Michael Welsh: A Vision of Students Today
The ideas that Michael Wesch depicted in his video, "A vision of Students today" were not too far off from my college experience today in 2009 or unfortunately when I entered college in '97. There were both similarities and differences between my college experiences both past and present that can be compared to what I witnessed in Wesch's video. Like my early college experience, there was no use of technology in the classroom, the presentation tools consisted of an overhead projector if you were lucky or a chalkboard. Similar to my present college experience, students bring computers to lectures but they aren't taking notes, rarely does an instructor know my name and I like the students in the video, spend a lot of time online. One of the differences with my present college experience, is that the majority of my instructors use e-companion which is a technological tool and power point presentations. However, like in the movie, the majority have not used technology as a tool to bring students closer together in order to create a learning community, to make presentations more fascinating, or to enhance class assignments etc.
To be quite honest, I don't know what I would add to this video. The video was well put together and got the point across that it wanted to make. I believe that technology is needed in the classroom to enhance subjects being taught and to better reach students etc. I personally can learn in the boring environment that was depicted in the film because that is what I have been exposed to throughout my past educational experiences. I am accustomed to chalkboards, boring power points, and overhead projectors. However, things are changing and I am adapting to these changes in order to be able to reach my future students in an effective manner. It will be interesting to see how long it takes for other educators to catch on to this trend.
Kelly Hines: It's Not About the Technology
I agree with Hines and think that there need to be changes in the mindsets of teachers throughout the educational system; and that technology in the classroom is only as effective as the teacher whom teaches it. Technology is a powerful and effective tool for teaching students whein it is not being used for, as Hines states, just word processing and video games. I also liked what she had to say about teachers being lifelong learners in order to be teachers that will have impact. With the implications of where technology is heading in the classroom, teachers will not be able to become stagnant in their subject area or technology if they want to be successful.
Being a health education major, I have conflicting ideas on how much technology should be used presented to students. On one hand, I like technology and think it enhances the learning experience for today's student that has been raised around different forms of media and technology since they were infants and toddlers (ie. Baby Einstein videos, Sesame street, and interactive Leap Frog learning toys to name just a few). Today's student has been strongly stimulated by the media from very young ages. Due to this fact we need to accommodate to the growing population and adjust our teaching practices through the use of technology. However on the other hand, when do we as teachers draw the line and expect our students become intellectually stimulated without the use of a glowing rectangle?
Fisch: Is it OK to be a technologically illiterate teacher?

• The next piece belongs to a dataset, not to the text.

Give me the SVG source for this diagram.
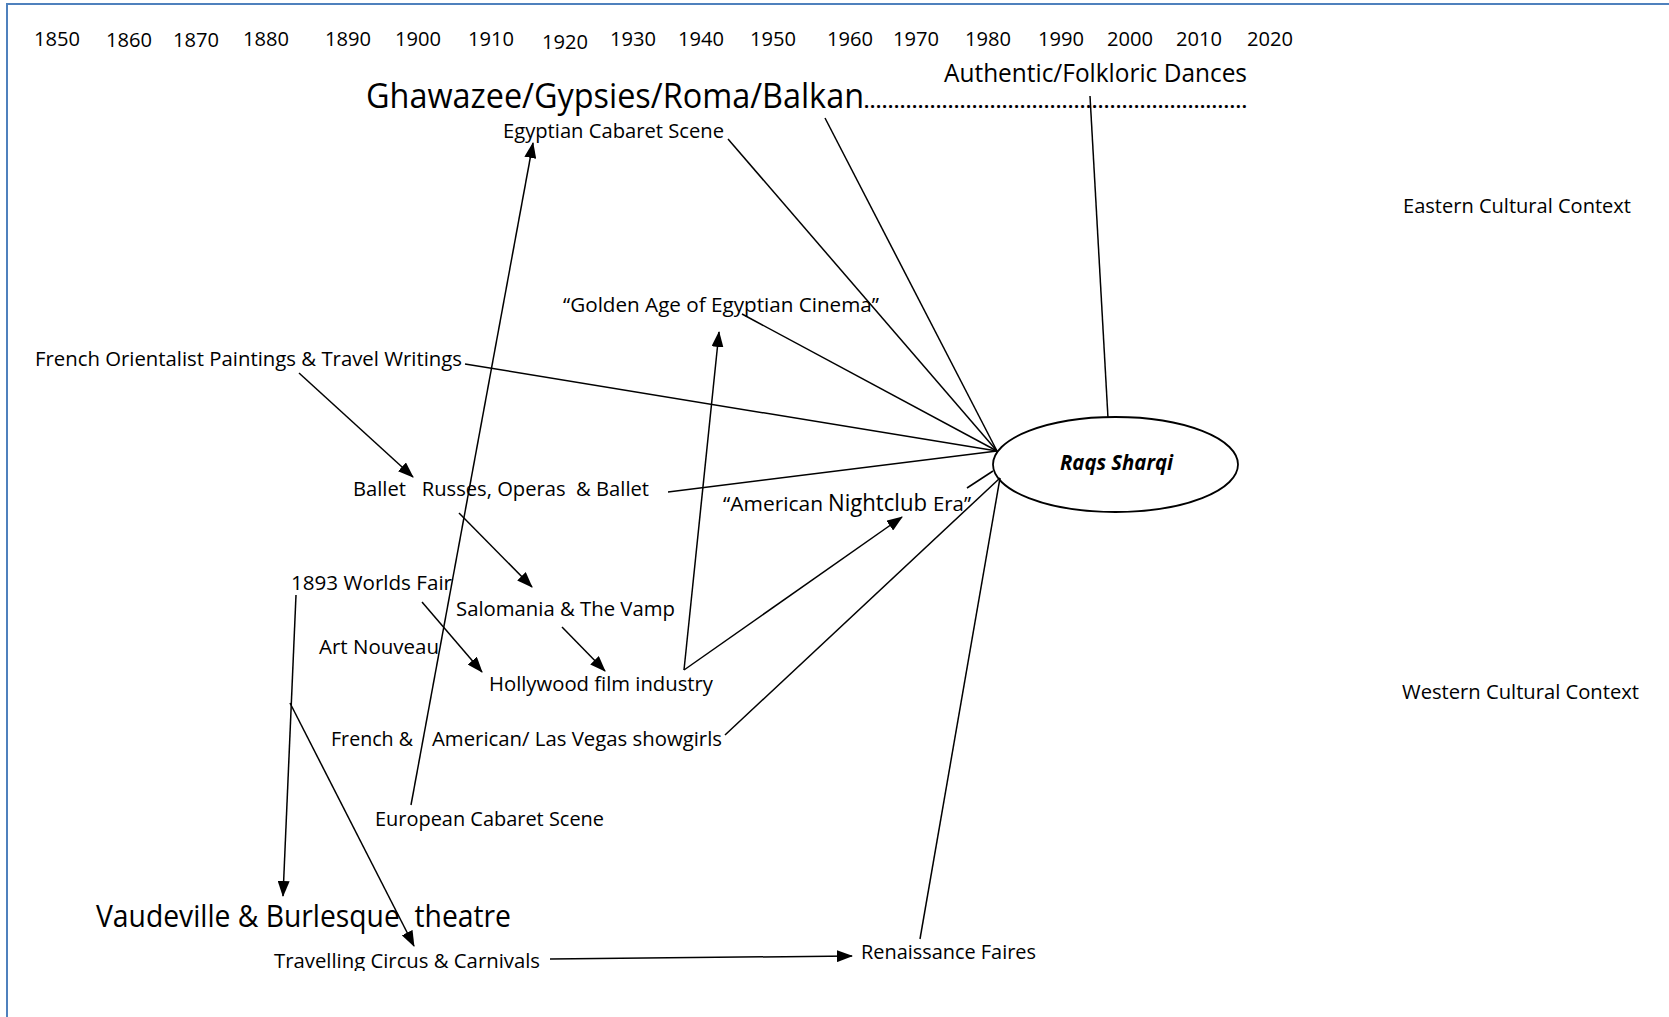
<svg xmlns="http://www.w3.org/2000/svg" width="1669" height="1017" viewBox="0 0 1669 1017">
<style>
  text { font-family: "Open Sans", "Noto Sans", "Liberation Sans", sans-serif; fill: #000; white-space: pre; }
  .yr { font-size: 20px; }
  .lbl { font-size: 20px; }
  .big { font-size: 34px; }
  .mid { font-size: 25px; }
  .dots { font-size: 18px; font-weight: bold; }
  .conn line { stroke: #000; stroke-width: 1.5; fill: none; }
  .arr { marker-end: url(#ah); }
  .frame { stroke: #4F81BD; stroke-width: 2; fill: none; }
</style>
<defs>
  <marker id="ah" markerUnits="userSpaceOnUse" markerWidth="16" markerHeight="12" viewBox="0 0 16 12" refX="15" refY="6" orient="auto">
    <path d="M0,0 L16,6 L0,12 z" fill="#000"/>
  </marker>
  <clipPath id="clipTC"><rect x="260" y="930" width="300" height="41"/></clipPath>
</defs>
<rect width="1669" height="1017" fill="#fff"/>
<path class="frame" d="M7,1017 L7,4 L1669,4"/>

<g id="timeline">
  <text class="yr" x="34" y="46" textLength="46" lengthAdjust="spacingAndGlyphs">1850</text>
  <text class="yr" x="106" y="47" textLength="46" lengthAdjust="spacingAndGlyphs">1860</text>
  <text class="yr" x="173" y="47" textLength="46" lengthAdjust="spacingAndGlyphs">1870</text>
  <text class="yr" x="243" y="46" textLength="46" lengthAdjust="spacingAndGlyphs">1880</text>
  <text class="yr" x="325" y="46" textLength="46" lengthAdjust="spacingAndGlyphs">1890</text>
  <text class="yr" x="395" y="46" textLength="46" lengthAdjust="spacingAndGlyphs">1900</text>
  <text class="yr" x="468" y="46" textLength="46" lengthAdjust="spacingAndGlyphs">1910</text>
  <text class="yr" x="542" y="49" textLength="46" lengthAdjust="spacingAndGlyphs">1920</text>
  <text class="yr" x="610" y="46" textLength="46" lengthAdjust="spacingAndGlyphs">1930</text>
  <text class="yr" x="678" y="46" textLength="46" lengthAdjust="spacingAndGlyphs">1940</text>
  <text class="yr" x="750" y="46" textLength="46" lengthAdjust="spacingAndGlyphs">1950</text>
  <text class="yr" x="827" y="46" textLength="46" lengthAdjust="spacingAndGlyphs">1960</text>
  <text class="yr" x="893" y="46" textLength="46" lengthAdjust="spacingAndGlyphs">1970</text>
  <text class="yr" x="965" y="46" textLength="46" lengthAdjust="spacingAndGlyphs">1980</text>
  <text class="yr" x="1038" y="46" textLength="46" lengthAdjust="spacingAndGlyphs">1990</text>
  <text class="yr" x="1107" y="46" textLength="46" lengthAdjust="spacingAndGlyphs">2000</text>
  <text class="yr" x="1176" y="46" textLength="46" lengthAdjust="spacingAndGlyphs">2010</text>
  <text class="yr" x="1247" y="46" textLength="46" lengthAdjust="spacingAndGlyphs">2020</text>
</g>

<g id="ghawazee">
  <text class="big" x="366" y="108" textLength="498" lengthAdjust="spacingAndGlyphs">Ghawazee/Gypsies/Roma/Balkan</text>
  <text class="dots" x="864" y="108" textLength="383" lengthAdjust="spacing">................................................................</text>
</g>
<g id="authentic"><text class="mid" x="944" y="82" textLength="303" lengthAdjust="spacingAndGlyphs">Authentic/Folkloric Dances</text></g>
<g id="egyptian-cabaret"><text class="lbl" x="503" y="138" textLength="221" lengthAdjust="spacingAndGlyphs">Egyptian Cabaret Scene</text></g>
<g id="eastern"><text class="lbl" x="1403" y="213" textLength="228" lengthAdjust="spacingAndGlyphs">Eastern Cultural Context</text></g>
<g id="western"><text class="lbl" x="1402" y="699" textLength="237" lengthAdjust="spacingAndGlyphs">Western Cultural Context</text></g>
<g id="golden-age"><text class="lbl" x="563" y="312" textLength="316" lengthAdjust="spacingAndGlyphs">“Golden Age of Egyptian Cinema”</text></g>
<g id="french-orientalist"><text class="lbl" x="35" y="366" textLength="427" lengthAdjust="spacingAndGlyphs">French Orientalist Paintings &amp; Travel Writings</text></g>
<g id="ballet"><text class="lbl" x="353" y="496" textLength="296" lengthAdjust="spacingAndGlyphs">Ballet   Russes, Operas  &amp; Ballet</text></g>
<g id="nightclub">
  <text class="lbl" y="511"><tspan x="723" textLength="100" lengthAdjust="spacingAndGlyphs">“American</tspan><tspan x="828" style="font-size:24px" textLength="99" lengthAdjust="spacingAndGlyphs">Nightclub</tspan><tspan x="933" textLength="38" lengthAdjust="spacingAndGlyphs">Era”</tspan></text>
</g>
<g id="worlds-fair"><text class="lbl" x="291" y="590" textLength="161" lengthAdjust="spacingAndGlyphs">1893 Worlds Fair</text></g>
<g id="salomania"><text class="lbl" x="456" y="616" textLength="219" lengthAdjust="spacingAndGlyphs">Salomania &amp; The Vamp</text></g>
<g id="art-nouveau"><text class="lbl" x="319" y="654" textLength="120" lengthAdjust="spacingAndGlyphs">Art Nouveau</text></g>
<g id="hollywood"><text class="lbl" x="489" y="691" textLength="224" lengthAdjust="spacingAndGlyphs">Hollywood film industry</text></g>
<g id="showgirls">
  <text class="lbl" y="746"><tspan x="331" textLength="82" lengthAdjust="spacingAndGlyphs">French &amp;</tspan><tspan x="432" textLength="290" lengthAdjust="spacingAndGlyphs">American/ Las Vegas showgirls</tspan></text>
</g>
<g id="european-cabaret"><text class="lbl" x="375" y="826" textLength="229" lengthAdjust="spacingAndGlyphs">European Cabaret Scene</text></g>
<g id="vaudeville"><text class="big" style="font-size:31px" x="96" y="927" textLength="415" lengthAdjust="spacingAndGlyphs">Vaudeville &amp; Burlesque  theatre</text></g>
<g id="travelling" clip-path="url(#clipTC)"><text class="lbl" x="274" y="968" textLength="266" lengthAdjust="spacingAndGlyphs">Travelling Circus &amp; Carnivals</text></g>
<g id="renaissance"><text class="lbl" x="861" y="959" textLength="175" lengthAdjust="spacingAndGlyphs">Renaissance Faires</text></g>
<g id="raqs-sharqi">
  <ellipse cx="1115.5" cy="464.5" rx="122.5" ry="47.5" fill="none" stroke="#000" stroke-width="1.8"/>
  <text x="1060" y="470" style="font-size:21px;font-weight:bold;font-style:italic" textLength="113" lengthAdjust="spacingAndGlyphs">Raqs Sharqi</text>
</g>

<g id="connectors" class="conn">
  <line class="arr" x1="411" y1="805" x2="533" y2="143"/>
  <line class="arr" x1="299" y1="373" x2="413" y2="477"/>
  <line x1="465" y1="364" x2="997" y2="451"/>
  <line x1="728" y1="139" x2="997" y2="451"/>
  <line x1="825" y1="118" x2="997" y2="451"/>
  <line x1="1090" y1="96" x2="1108" y2="418"/>
  <line x1="742" y1="314" x2="997" y2="451"/>
  <line x1="668" y1="492" x2="997" y2="451"/>
  <line class="arr" x1="459" y1="513" x2="532" y2="587"/>
  <line class="arr" x1="422" y1="602" x2="482" y2="672"/>
  <line class="arr" x1="562" y1="627" x2="605" y2="671"/>
  <line class="arr" x1="684" y1="670" x2="719" y2="332"/>
  <line class="arr" x1="684" y1="670" x2="902" y2="517"/>
  <line x1="967" y1="488" x2="993" y2="471"/>
  <line x1="725" y1="735" x2="1000" y2="478"/>
  <line x1="920" y1="939" x2="1000" y2="478"/>
  <line class="arr" x1="296" y1="595" x2="283" y2="896"/>
  <line class="arr" x1="290" y1="703" x2="414" y2="946"/>
  <line class="arr" x1="550" y1="959" x2="852" y2="956"/>
</g>
</svg>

I agree with Fisch and think that it is not OK to be a technologically illiterate teacher. However, he did not define the requirements of what it takes to be technologically literate and by observing how quickly technology is changing I may be technologically illiterate by the end of my EDM 310 class and my skills will be out of date...Let's hope that doesn't happen! Some people consider themselves technologically literate if they can send an email or set up a pay pal account. I'm assuming that Fisch means "literate" in terms of setting up blog spots and social networking etc. I agree with Fisch in regards to the fact that teachers need to become technologically literate. If teachers are technologically literate they can facilitate wider learning opportunities for their students while preparing them for a future that will revolve around technology.
As Fisch states in his post "If a teacher today is not technologically literate - and is unwilling to make the effort to learn more - it's equivalent to a teacher 30 years ago who didn't know how to read and write." Sorry, this sweeping statement is a little extreme for me to take. If a teacher has been successful, produced test scores, helped children get into great universities with the academic base he or she has built for them without the use of copious amounts of technology then I think they are doing well. This was also a very broad statement that does not take into consideration the workload that teachers already have; especially the teachers that work with at-risk youth and in communities where there are more issues that kids face than an average middle class person will face in his or her lifetime. Change needs to happen, YES it does; and technology needs to be introduced in the classroom more now than it ever has in the past. However, it is not the question of teachers not being willing to change; it is a question of whether or not they have the opportunity, resources and support to do so.
Gary's Social Media Count
Wow!!! I had somewhat of an idea that internet usage rates were astronomical but I had no idea how astronomical they were! However, when reality kicks in after the mysticism of the ever increasing numbers vanishes and logic sets in. The numbers are huge yes, but how did Gary arrive at these figures (I suppose I overlooked that part)? This was my only question. However, when the only question is set aside, if these numbers are legitimate, this has some serious implications for present and future educators.
Through looking at the figures on Gary's website any future educator should take a step back and think critically about what this means for his or her future students. When I did this it made me think of ways that I could implement technology in my classroom. Obviously, if students are spending increasing amounts of time using technology outside of class it would be more than effective to bring the technology into the classroom that they are using. I also thought about how important it will be to implement this technology but also teach students to take a critical look at the media and try and teach them about how to deal with the constant images/messages they are being faced with. What implications does this constant exposure to media have for our future students I wonder and how are we going to deal with this in the class room?